Work to be completed:
Copy nothing but the stretch that opens with the line containing "Convert this chart to Altair code." and closes with the line containing "out1 = [13.4, 12.7, 12.2, 11.7, 11.1, 10.5, 9.9, 9.3, 0.0]". Keep pictures out.

━━ Rows

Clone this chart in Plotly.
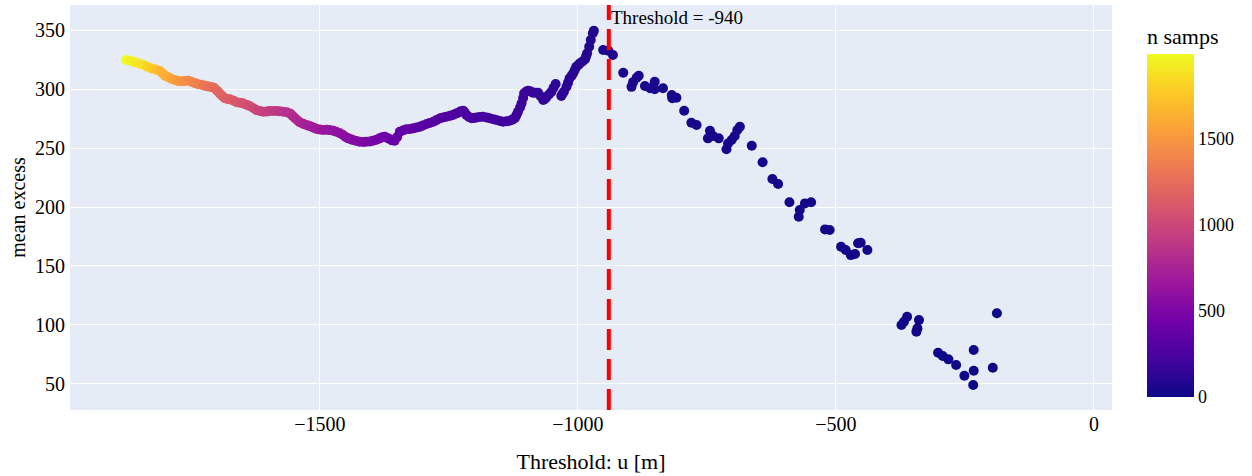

━━━━
━━ Rows

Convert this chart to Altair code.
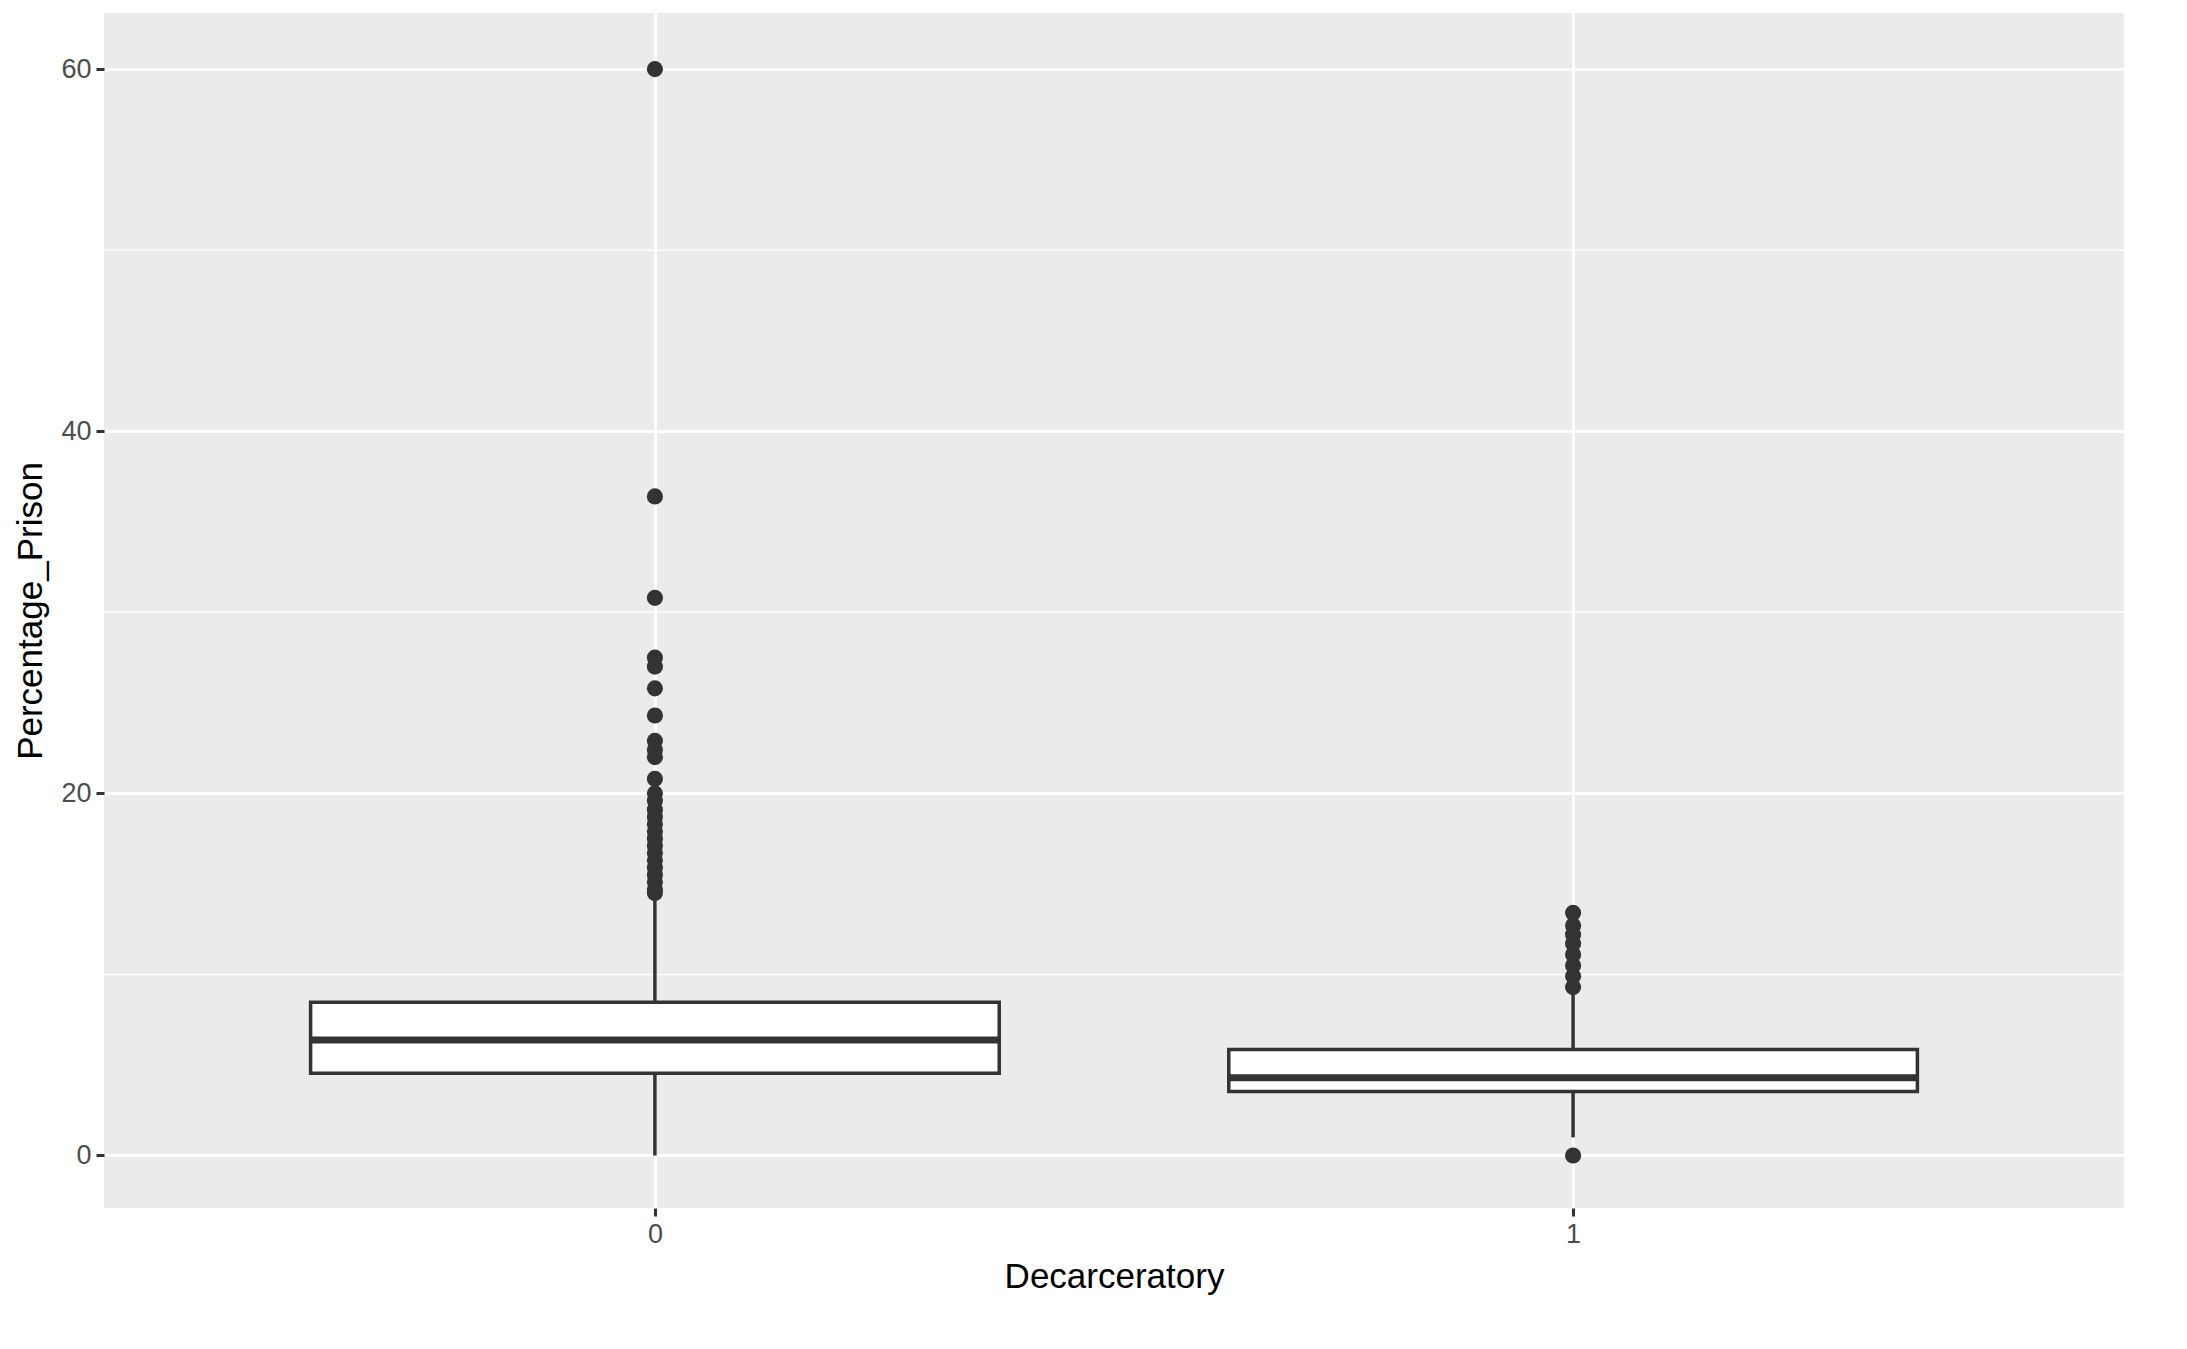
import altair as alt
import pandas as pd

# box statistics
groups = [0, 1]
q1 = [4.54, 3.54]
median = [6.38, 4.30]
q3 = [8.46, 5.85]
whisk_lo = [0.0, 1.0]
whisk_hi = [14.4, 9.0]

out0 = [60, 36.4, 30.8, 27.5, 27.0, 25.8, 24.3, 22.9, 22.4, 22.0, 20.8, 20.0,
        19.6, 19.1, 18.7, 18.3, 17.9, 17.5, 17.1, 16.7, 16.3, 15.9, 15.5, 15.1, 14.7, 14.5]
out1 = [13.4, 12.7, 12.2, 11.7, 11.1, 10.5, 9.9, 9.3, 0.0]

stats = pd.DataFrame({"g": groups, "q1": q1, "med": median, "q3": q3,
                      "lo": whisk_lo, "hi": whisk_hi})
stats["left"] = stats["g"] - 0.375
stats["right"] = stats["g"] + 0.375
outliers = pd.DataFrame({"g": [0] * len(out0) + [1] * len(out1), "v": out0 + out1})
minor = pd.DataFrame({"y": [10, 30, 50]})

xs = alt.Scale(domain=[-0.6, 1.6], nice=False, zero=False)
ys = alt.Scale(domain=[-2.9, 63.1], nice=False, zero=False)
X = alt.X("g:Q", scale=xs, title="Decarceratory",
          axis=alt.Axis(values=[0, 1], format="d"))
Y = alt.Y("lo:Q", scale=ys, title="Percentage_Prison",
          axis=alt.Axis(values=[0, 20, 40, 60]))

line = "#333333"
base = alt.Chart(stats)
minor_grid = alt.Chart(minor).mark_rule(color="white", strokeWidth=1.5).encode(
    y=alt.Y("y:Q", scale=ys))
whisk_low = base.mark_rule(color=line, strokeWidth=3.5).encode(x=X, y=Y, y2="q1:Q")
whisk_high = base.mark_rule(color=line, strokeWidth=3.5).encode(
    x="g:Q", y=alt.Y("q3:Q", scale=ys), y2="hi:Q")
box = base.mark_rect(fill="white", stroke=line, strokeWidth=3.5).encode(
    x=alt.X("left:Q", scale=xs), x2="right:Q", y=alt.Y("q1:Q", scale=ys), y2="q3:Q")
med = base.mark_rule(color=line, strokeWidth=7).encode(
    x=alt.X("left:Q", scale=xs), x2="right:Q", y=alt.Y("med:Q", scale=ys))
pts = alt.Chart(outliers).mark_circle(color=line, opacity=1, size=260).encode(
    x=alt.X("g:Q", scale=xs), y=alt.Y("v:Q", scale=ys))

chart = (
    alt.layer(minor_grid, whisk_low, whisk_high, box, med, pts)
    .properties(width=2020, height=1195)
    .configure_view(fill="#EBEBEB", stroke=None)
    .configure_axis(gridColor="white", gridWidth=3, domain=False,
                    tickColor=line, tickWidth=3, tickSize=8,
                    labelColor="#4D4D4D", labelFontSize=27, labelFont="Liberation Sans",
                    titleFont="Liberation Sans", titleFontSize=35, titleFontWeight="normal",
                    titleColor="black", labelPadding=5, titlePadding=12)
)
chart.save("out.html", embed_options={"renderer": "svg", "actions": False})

━━━━

Correct response:
Convert this chart to Altair code.
import altair as alt
import pandas as pd

# box statistics
groups = [0, 1]
q1 = [4.54, 3.54]
median = [6.38, 4.30]
q3 = [8.46, 5.85]
whisk_lo = [0.0, 1.0]
whisk_hi = [14.4, 9.0]

out0 = [60, 36.4, 30.8, 27.5, 27.0, 25.8, 24.3, 22.9, 22.4, 22.0, 20.8, 20.0,
        19.6, 19.1, 18.7, 18.3, 17.9, 17.5, 17.1, 16.7, 16.3, 15.9, 15.5, 15.1, 14.7, 14.5]
out1 = [13.4, 12.7, 12.2, 11.7, 11.1, 10.5, 9.9, 9.3, 0.0]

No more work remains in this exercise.